AMD's taken the wraps off the Radeon HD 7870 GHz Edition and HD 7850 graphics cards today, both of which are based on its 28nm Pitcairn architecture with 2GB of GDDR5 RAM. The key difference between the two is the clock speed — the HD 7850 runs at 800MHz rather than the 1GHz of the HD 7870 GHz. For those of you feeling that any of this seems familiar, we covered the launch of the similarly titled HD 7770 GHz Edition and HD 7750 last month, though the Pitcairn architecture offers double the ROPs, compute units, geometry engines, and memory bandwidth of the Cape Verde cards. The newer cards are set to occupy the midrange of AMD's new line, but how do they perform?
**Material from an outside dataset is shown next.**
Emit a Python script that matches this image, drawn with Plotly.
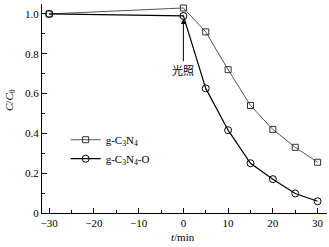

Several hardware review sites have spent time with the cards, comparing them with last generation's flagship HD 6970 and HD 6950, as well as Nvidia's GeForce GTX 570 and GTX 560 Ti. The Tech Report's tests showed that the HD 7870 GHz and HD 7850 offered the best performance of the group, though Anandtech questioned whether the $50 premium really made the HD 7850 better value than the GTX 560 Ti. Tom's Hardware had a number of issues with the HD 7850, though came away highly impressed with the HD 7870 GHz, saying that it offers similar performance to Nvidia's GeForce GTX 580 for around $120 less. HardOCP came away feeling similarly — the HD 7870 GHz offers a compelling card for the money, but the HD 7850 is underpowered.
The pricing's substantially higher than the HD 7770 GHz and HD 7750, with the HD 7870 GHz coming in at $350 and the HD 7850 costing $250. If you want to get your hands on them, though, you'll be waiting for a couple of weeks — AMD says that the cards will be released after CeBIT and GDC on Monday the 19th of March.